Taking a walk, whether in a vibrant cityscape or a lush natural setting, is good for your brain — a perfect combination of physical exercise and rejuvenating mental stimulation.
But there’s a catch: “Nobody just walks anymore,” says Larry Rosen, a professor emeritus of psychology at California State University, Dominguez Hills. “Everybody has their phones out.”
That’s a cause for concern, Rosen and other experts say, and not just because walkers distracted by texting, tweeting or playing Pokemon Go are at risk for wandering in front of buses or falling in ditches. They also may be cheating themselves of the brain benefits of navigating and taking in the greater world.
“If you are out in the environment and you are not paying any attention, you are not getting the rejuvenating effects of the world,” says Rosen, who is coauthor of The Distracted Mind: Ancient Brains in a High-Tech World.
Rosen cites studies going back decades that show particularly powerful effects for walking in nature. These studies show that exposure to parks, lakes and other natural settings can help people relax and also heighten their powers of attention.

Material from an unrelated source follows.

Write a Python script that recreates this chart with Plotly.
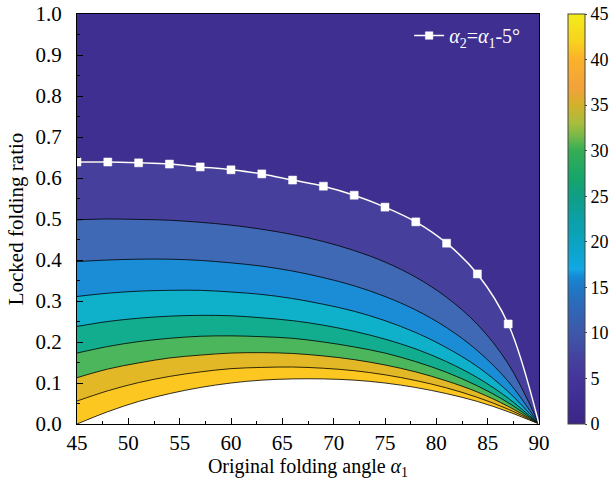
import plotly.graph_objects as go

# Original folding angle α1 (deg)
alpha1 = [45, 48, 51, 54, 57, 60, 63, 66, 69, 72, 75, 78, 81, 84, 87, 90]

# Locked folding ratio along the contour lines of α1 - α2 (deg)
ratio_d5 = [0.639, 0.639, 0.637, 0.634, 0.627, 0.620, 0.610, 0.595, 0.580, 0.558, 0.529, 0.493, 0.441, 0.366, 0.244, 0.0]
ratio_d10 = [0.498, 0.500, 0.499, 0.497, 0.492, 0.485, 0.475, 0.462, 0.445, 0.423, 0.395, 0.358, 0.309, 0.243, 0.147, 0.0]
ratio_d15 = [0.396, 0.400, 0.402, 0.402, 0.399, 0.393, 0.385, 0.373, 0.357, 0.337, 0.311, 0.278, 0.235, 0.179, 0.104, 0.0]
ratio_d20 = [0.311, 0.319, 0.324, 0.326, 0.326, 0.322, 0.316, 0.306, 0.292, 0.275, 0.252, 0.223, 0.186, 0.140, 0.079, 0.0]
ratio_d25 = [0.238, 0.250, 0.258, 0.263, 0.265, 0.264, 0.259, 0.252, 0.241, 0.226, 0.207, 0.183, 0.152, 0.113, 0.063, 0.0]
ratio_d30 = [0.173, 0.189, 0.201, 0.209, 0.214, 0.215, 0.213, 0.209, 0.200, 0.188, 0.173, 0.152, 0.126, 0.093, 0.052, 0.0]
ratio_d35 = [0.113, 0.134, 0.149, 0.161, 0.168, 0.173, 0.174, 0.172, 0.166, 0.157, 0.144, 0.127, 0.105, 0.078, 0.043, 0.0]
ratio_d40 = [0.056, 0.081, 0.101, 0.116, 0.127, 0.135, 0.138, 0.139, 0.136, 0.130, 0.120, 0.106, 0.088, 0.065, 0.036, 0.0]
ratio_d45 = [0.0, 0.030, 0.055, 0.074, 0.089, 0.100, 0.107, 0.110, 0.110, 0.107, 0.100, 0.089, 0.074, 0.055, 0.030, 0.0]

contour_levels = [5, 10, 15, 20, 25, 30, 35, 40, 45]
contour_ratios = [ratio_d5, ratio_d10, ratio_d15, ratio_d20, ratio_d25,
                  ratio_d30, ratio_d35, ratio_d40, ratio_d45]

colorbar_ticks = [0, 5, 10, 15, 20, 25, 30, 35, 40, 45]
x_ticks = [45, 50, 55, 60, 65, 70, 75, 80, 85, 90]
y_ticks = [0.0, 0.1, 0.2, 0.3, 0.4, 0.5, 0.6, 0.7, 0.8, 0.9, 1.0]

# band colours: 0-5 (background), then the band just below each contour
band_top = "#3e2f90"
band_below = ["#46409c", "#3f69b4", "#1b8dd6", "#0fb0c9", "#12ad8e",
              "#4bb65b", "#e3b826", "#fdc722", "#ffffff"]

parula_like = [
    [0.000, "#3b2686"], [0.044, "#3f2b90"], [0.111, "#44359b"],
    [0.155, "#45409e"], [0.222, "#3e58a8"], [0.289, "#2c69b8"],
    [0.333, "#1e79c6"], [0.360, "#168ad4"], [0.378, "#12a8e6"],
    [0.400, "#0fa6d6"], [0.444, "#0ba3c2"], [0.500, "#0ba0a6"],
    [0.556, "#0f9f84"], [0.600, "#17a56a"], [0.667, "#35ad55"],
    [0.700, "#72b84a"], [0.733, "#a8bd3e"], [0.778, "#d3b02c"],
    [0.820, "#f3a23a"], [0.889, "#fbb12a"], [0.933, "#f8d21f"],
    [1.000, "#f3ec1a"],
]

FONT = "Liberation Serif"
TICK_SIZE = 21

fig = go.Figure()

# filled bands: each contour covers everything below it with the next band colour
for lvl, ratios, col in zip(contour_levels, contour_ratios, band_below):
    fig.add_trace(go.Scatter(
        x=alpha1, y=ratios, mode="lines",
        line=dict(color="black", width=0.8, shape="spline", smoothing=1.0),
        fill="tozeroy", fillcolor=col,
        hoverinfo="skip", showlegend=False,
    ))

# α2 = α1 - 5° curve
marker_sizes = [8] * (len(alpha1) - 1) + [0]
fig.add_trace(go.Scatter(
    x=alpha1, y=ratio_d5, mode="lines+markers",
    name="<i>α</i><sub>2</sub>=<i>α</i><sub>1</sub>-5°",
    line=dict(color="#ffffff", width=1.5, shape="spline", smoothing=1.0),
    marker=dict(symbol="square", color="#ffffff", size=marker_sizes,
                opacity=1, line=dict(width=0.5, color="#ffffff")),
    opacity=1,
    hoverinfo="skip",
))

# colour bar
fig.add_trace(go.Scatter(
    x=[45, 45], y=[0, 0], mode="markers",
    marker=dict(size=0.1, opacity=0, color=[0, 45], cmin=0, cmax=45,
                colorscale=parula_like, showscale=True,
                colorbar=dict(
                    x=1.062, xanchor="left", xpad=0, ypad=0,
                    y=0.5, yanchor="middle", len=1.0, lenmode="fraction",
                    thickness=17, outlinewidth=1, outlinecolor="#444",
                    tickmode="array", tickvals=colorbar_ticks,
                    ticks="outside", ticklen=2, tickcolor="#444",
                    tickfont=dict(family=FONT, size=18, color="black"),
                )),
    hoverinfo="skip", showlegend=False,
))

fig.update_layout(
    width=610, height=487,
    margin=dict(l=77, r=71, t=14, b=63, autoexpand=False),
    paper_bgcolor="white", plot_bgcolor=band_top,
    font=dict(family=FONT, size=18, color="black"),
    showlegend=True,
    legend=dict(x=0.97, xanchor="right", y=0.995, yanchor="top",
                bgcolor="rgba(0,0,0,0)", borderwidth=0,
                font=dict(family=FONT, size=20, color="white")),
)

fig.update_xaxes(
    range=[45, 90], tickmode="array", tickvals=x_ticks,
    ticks="inside", ticklen=6, tickcolor="black", tickwidth=1,
    minor=dict(ticks="inside", ticklen=3, dtick=2.5, tick0=45, tickcolor="black"),
    showline=True, linecolor="black", linewidth=1.2, mirror=True,
    showgrid=False, zeroline=False,
    tickfont=dict(family=FONT, size=TICK_SIZE),
    title=dict(text="Original folding angle <i>α</i><sub>1</sub>",
               font=dict(family=FONT, size=20), standoff=4),
)
fig.update_yaxes(
    range=[0, 1], tickmode="array", tickvals=y_ticks, tickformat=".1f",
    ticks="inside", ticklen=6, tickcolor="black", tickwidth=1,
    minor=dict(ticks="inside", ticklen=3, dtick=0.05, tick0=0, tickcolor="black"),
    showline=True, linecolor="black", linewidth=1.2, mirror=True,
    showgrid=False, zeroline=False,
    tickfont=dict(family=FONT, size=TICK_SIZE), ticklabelstandoff=10,
    title=dict(text="Locked folding ratio", font=dict(family=FONT, size=21),
               standoff=6),
)

fig.write_html("out.html")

Even coming upon a small green space in a teeming city can trigger feelings of happiness, relaxation and comfort, says Colin Ellard, a neuroscientist at the University of Waterloo in Canada. And city streets, if they are interesting and varied, can lift our moods and stimulate our minds, as well, he says. Part of the cognitive benefit, he says, comes from finding our way — building mental maps of the world as we go.
If we are looking at our phones — whether to find our route or to capture Pokemon — we may miss out, he says. He cites research that links heavy use of GPS to atrophy of a part of the brain involved in the formation of those mental maps. (A caveat: The research does not prove which comes first, the brain changes or the GPS dependence).
Still, Rosen and Ellard say that if a game on your phone is what gets you out of a chair, out of your house and into a park in the first place, it might not be so bad for your brain. Just don’t forget to notice the real world while you’re out there.